Tuesday, 7 August 2012

Class and the Olympics

Upper-class Stow-Crats go in for eventing and dressage, sailing, sculling, badminton, rowing, canoeing, clay pigeon shooting, fencing and archery. They clap politely at sporting events, as do Upwards and Weybridges. These groups all eat picnics they have brought themselves.

Upper-middle Upwards play tennis and run marathons, but they never, ever become Olympic athletes – they don’t know how. They wouldn’t know where to find the canoe club. Or if they did, they wouldn’t let their children join because the other members might be common. They talked about escaping the Olympic “madness” and “craziness”, but then they got drawn into it. However, they’re outraged by how noisy sporting events are – everybody shouts all the time, and there’s loud disco music.
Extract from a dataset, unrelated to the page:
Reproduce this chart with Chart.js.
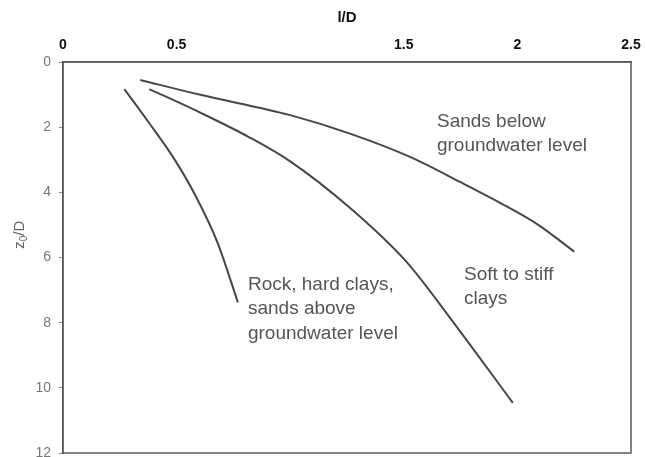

Middle-middle Weybridges are into tennis, golf and sailing. If they live in the provinces, they put their children in for music competitions and ballet exams. When the kids grow up, they go to salsa classes to meet people. Weybridges love Wimbledon, but they think women tennis players who shriek when they serve should be banned.

Lower-middle Teales become Olympic athletes. They are far-sighted and do their research. When they find out what's required (ten years of getting up at dawn to swim laps), they are hard-working and dedicated. They support family members who want to train as rowers. They clap and occasionally shout at sporting events – they also wave flags, wear wigs and dress up. 

Working-class Definitely sports are running, boxing, judo, aikido, taekwondo, wrestling and gymnastics. At sporting events, they yell, scream, jump up and down, paint their faces in the national colours, wave misspelled home-made banners, drink beer, and eat fast food.

Like wars, massive sporting events force the classes to mix. And then they all have rather a good time. They may even find they like each other.